EXERCISE DETAILS: Among the entries below, which lines run from the line with "Recreate this image" through the line with "import pandas as pd"? Retype those, both ends included, exactly and without pictures.

DATA SHOWN:

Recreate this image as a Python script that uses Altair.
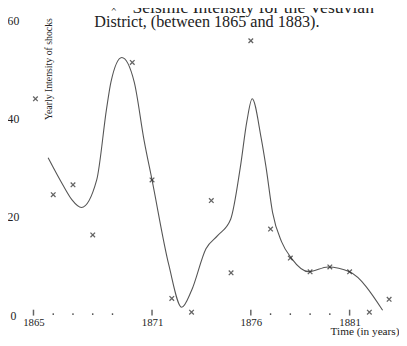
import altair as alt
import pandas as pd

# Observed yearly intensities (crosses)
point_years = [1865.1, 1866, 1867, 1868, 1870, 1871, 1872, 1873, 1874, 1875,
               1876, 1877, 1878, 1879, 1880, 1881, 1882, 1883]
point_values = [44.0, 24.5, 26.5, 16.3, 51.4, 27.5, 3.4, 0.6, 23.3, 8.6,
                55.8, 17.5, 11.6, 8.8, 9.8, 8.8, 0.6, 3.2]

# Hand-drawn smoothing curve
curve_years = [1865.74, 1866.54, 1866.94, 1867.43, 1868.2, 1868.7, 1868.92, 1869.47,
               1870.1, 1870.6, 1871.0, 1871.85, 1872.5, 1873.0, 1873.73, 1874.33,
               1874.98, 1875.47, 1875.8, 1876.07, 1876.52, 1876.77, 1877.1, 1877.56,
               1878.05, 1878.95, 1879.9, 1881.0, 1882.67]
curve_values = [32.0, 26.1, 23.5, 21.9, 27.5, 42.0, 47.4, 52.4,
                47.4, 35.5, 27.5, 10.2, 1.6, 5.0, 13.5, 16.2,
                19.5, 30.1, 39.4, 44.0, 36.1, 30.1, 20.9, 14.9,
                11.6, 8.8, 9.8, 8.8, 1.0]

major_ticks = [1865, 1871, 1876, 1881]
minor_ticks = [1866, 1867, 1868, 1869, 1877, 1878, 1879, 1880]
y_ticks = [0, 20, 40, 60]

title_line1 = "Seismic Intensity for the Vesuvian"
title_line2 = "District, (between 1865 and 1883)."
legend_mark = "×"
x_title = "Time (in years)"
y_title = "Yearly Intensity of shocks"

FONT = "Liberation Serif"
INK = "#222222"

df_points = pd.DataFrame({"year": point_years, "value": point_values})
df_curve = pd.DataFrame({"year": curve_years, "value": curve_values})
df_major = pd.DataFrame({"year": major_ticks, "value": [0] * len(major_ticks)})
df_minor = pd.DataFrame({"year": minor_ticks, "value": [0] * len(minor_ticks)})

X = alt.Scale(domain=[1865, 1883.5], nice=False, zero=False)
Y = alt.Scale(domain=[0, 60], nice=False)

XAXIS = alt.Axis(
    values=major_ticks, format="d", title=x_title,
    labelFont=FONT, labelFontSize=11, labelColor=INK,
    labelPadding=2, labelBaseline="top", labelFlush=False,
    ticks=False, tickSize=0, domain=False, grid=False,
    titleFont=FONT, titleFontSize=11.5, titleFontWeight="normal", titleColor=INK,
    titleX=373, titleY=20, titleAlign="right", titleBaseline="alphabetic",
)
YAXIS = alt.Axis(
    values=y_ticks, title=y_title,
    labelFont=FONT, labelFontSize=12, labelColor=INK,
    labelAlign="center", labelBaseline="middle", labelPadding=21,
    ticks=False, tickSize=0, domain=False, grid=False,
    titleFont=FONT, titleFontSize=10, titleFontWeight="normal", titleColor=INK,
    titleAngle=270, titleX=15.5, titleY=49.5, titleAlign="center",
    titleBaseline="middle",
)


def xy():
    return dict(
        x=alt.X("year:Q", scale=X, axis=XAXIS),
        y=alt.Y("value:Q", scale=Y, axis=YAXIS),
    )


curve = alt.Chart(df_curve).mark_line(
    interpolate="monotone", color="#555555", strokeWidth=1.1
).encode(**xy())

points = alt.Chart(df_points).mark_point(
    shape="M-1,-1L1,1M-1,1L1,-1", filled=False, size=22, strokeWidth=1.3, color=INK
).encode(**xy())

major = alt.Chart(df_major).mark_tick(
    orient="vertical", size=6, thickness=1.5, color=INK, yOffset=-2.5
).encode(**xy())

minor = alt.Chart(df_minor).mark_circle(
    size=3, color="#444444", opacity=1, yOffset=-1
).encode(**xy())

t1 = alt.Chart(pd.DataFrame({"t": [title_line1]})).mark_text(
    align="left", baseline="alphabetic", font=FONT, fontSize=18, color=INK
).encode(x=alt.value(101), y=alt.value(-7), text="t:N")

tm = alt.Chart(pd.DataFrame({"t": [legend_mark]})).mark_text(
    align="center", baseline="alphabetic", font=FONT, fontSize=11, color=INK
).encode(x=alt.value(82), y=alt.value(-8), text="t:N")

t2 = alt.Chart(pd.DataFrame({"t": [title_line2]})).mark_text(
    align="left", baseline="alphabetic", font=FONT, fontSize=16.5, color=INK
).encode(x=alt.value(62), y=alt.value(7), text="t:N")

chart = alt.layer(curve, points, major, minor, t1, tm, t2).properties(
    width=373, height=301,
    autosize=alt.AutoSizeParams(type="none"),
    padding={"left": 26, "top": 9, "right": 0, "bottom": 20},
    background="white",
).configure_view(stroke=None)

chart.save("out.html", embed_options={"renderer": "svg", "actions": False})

...

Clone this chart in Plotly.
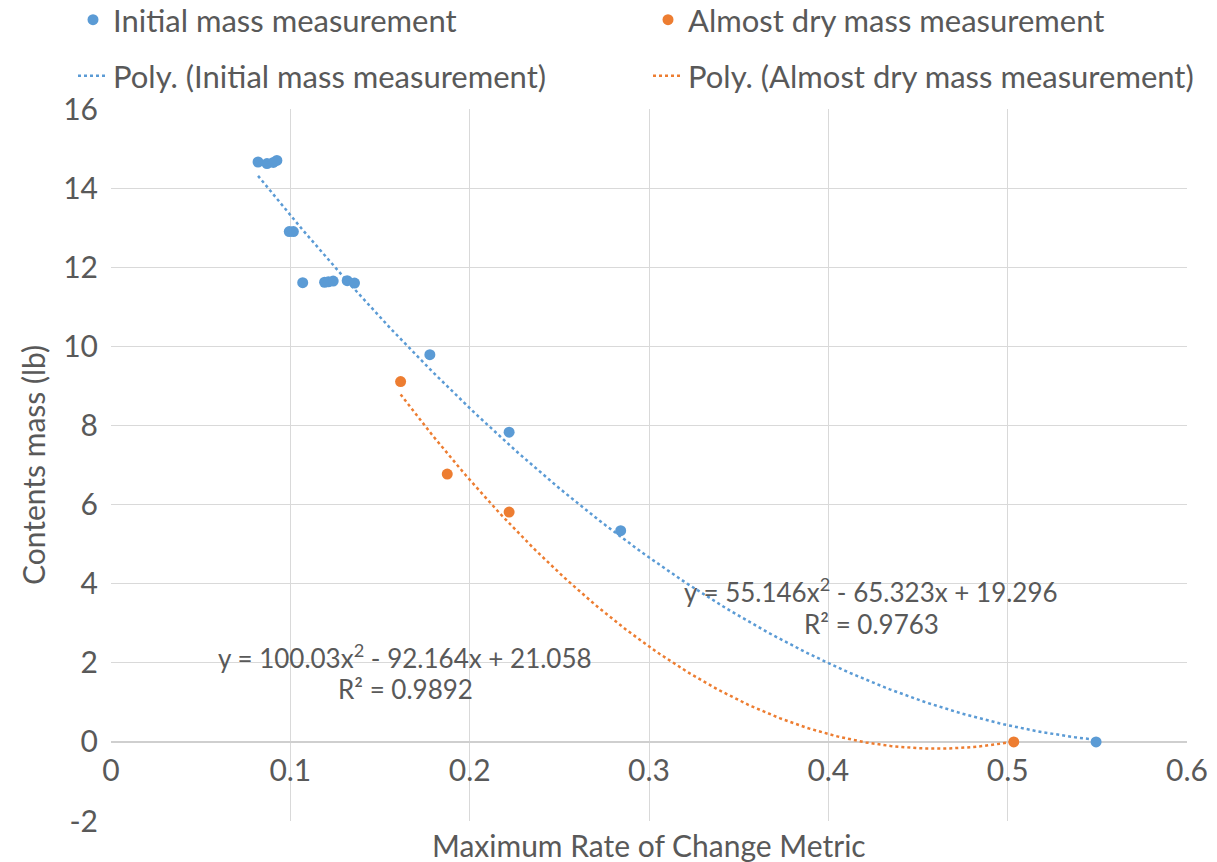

...

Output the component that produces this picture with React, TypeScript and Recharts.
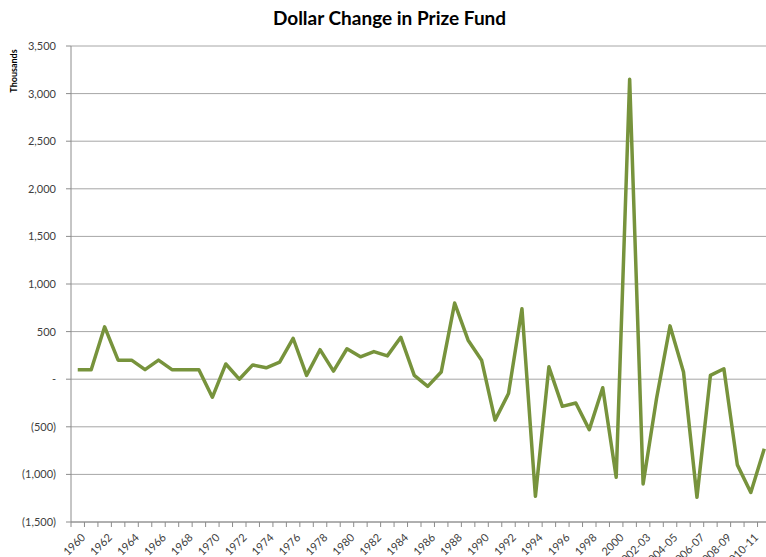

EXERCISE RESPONSE:
Recreate this image as a Python script that uses Altair.
import altair as alt
import pandas as pd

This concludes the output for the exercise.